When she reached me, she straddled my lap, her legs folding around my hips like it was the most natural thing in the world.
The shirt she wore slid up her thighs, and I realized she wasn’t wearing anything underneath.
Her skin was cold, but she pressed herself to me, breathing in the scent of woodsmoke and sweat.
“Still nervous?” she whispered, her mouth at my ear.
“Terrified.”
She kissed me, slow at first, then hard enough to leave a mark. I felt the edge of her teeth, but she was gentle, almost reverent.
When she pulled back, her eyes were wet. “Don’t let me go,” she said, voice barely audible.
I wrapped my arms around her, hands tracing the spine beneath the thin shirt. “I won’t.”
She kissed me again, softer this time. Then she slid off my lap, pulled me up, and led me toward the bed.
We left the fire burning, the rest of the world held at bay by wards and whiskey and the memory of what it was like to finally be free.
And for the first time in years, I didn’t dream of Hell.
***
The first thing I heard when I woke was the sound of glass clinking.
Jasmine sat cross-legged on the floor in front of the fireplace, a bottle of Old Forester in one hand and two mismatched mason jars on the rug.
The fire was down to red embers, but she kept prodding it with the iron poker, watching sparks drift up the flue.
She was still in my flannel, though the buttons had come mostly undone in her sleep, baring one perfect shoulder.

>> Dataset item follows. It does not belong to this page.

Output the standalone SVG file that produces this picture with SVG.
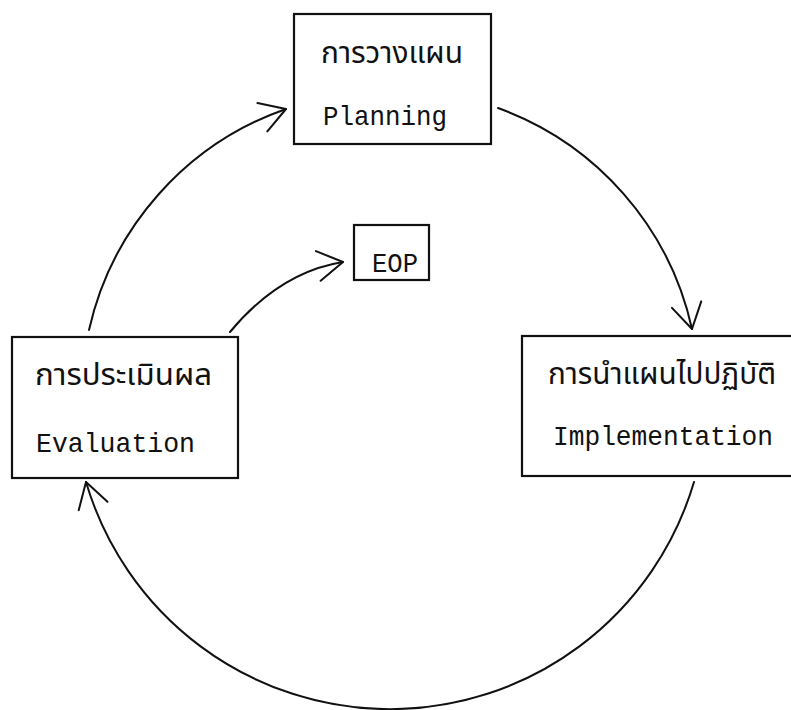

I sat up, stretching until my spine popped. The hangover was mild compared to the ones I’d survived with the MC, but it came with a bonus, a phantom ache running the length of my arm, like the brand had decided to take up bodybuilding while I slept.
Jasmine glanced over her shoulder, then crooked a finger. “C’mere, Torch. I need a drinking buddy.”
“You know it’s not even noon?”
She shrugged, poured two fingers into each jar. “Never stopped you before.”
I joined her on the floor, the boards cold under my legs. She handed me a jar, and I raised it in a half-assed toast. “To the end of the world,” I said.
“May it never come before dessert,” she replied. We drank.
We sat in silence for a minute, the whiskey burning a clean line down my throat and into my gut. Jasmine’s eyes reflected the fire, weird and beautiful and not quite safe.
She nudged the bottle toward me. “You ever think about what you’d do if you weren’t… this?”
She tapped my forearm, right on the new black line.
“Not really,” I said, and meant it. “I was born for the job.”
She snorted. “Nobody’s born to be a weapon. That’s just PR.”
“Maybe not. But I can’t picture myself pushing a lawnmower or grilling in the backyard. I’m shit at normal.”
She grinned, leaning in. “That’s the only thing we have in common.”
I eyed her. “You could’ve picked anyone in Hell, but you picked me. Why?”
She chewed her lip, considering. “Because you’re the only idiot who thinks he can save me.”
I let that hang for a while. The fire flickered, painting her face in moving stripes. I reached for the bottle, refilled her jar, and kept my own topped off. “You’re not broken,” I said, surprising us both.
She laughed, but there was no venom in it. “You liar.”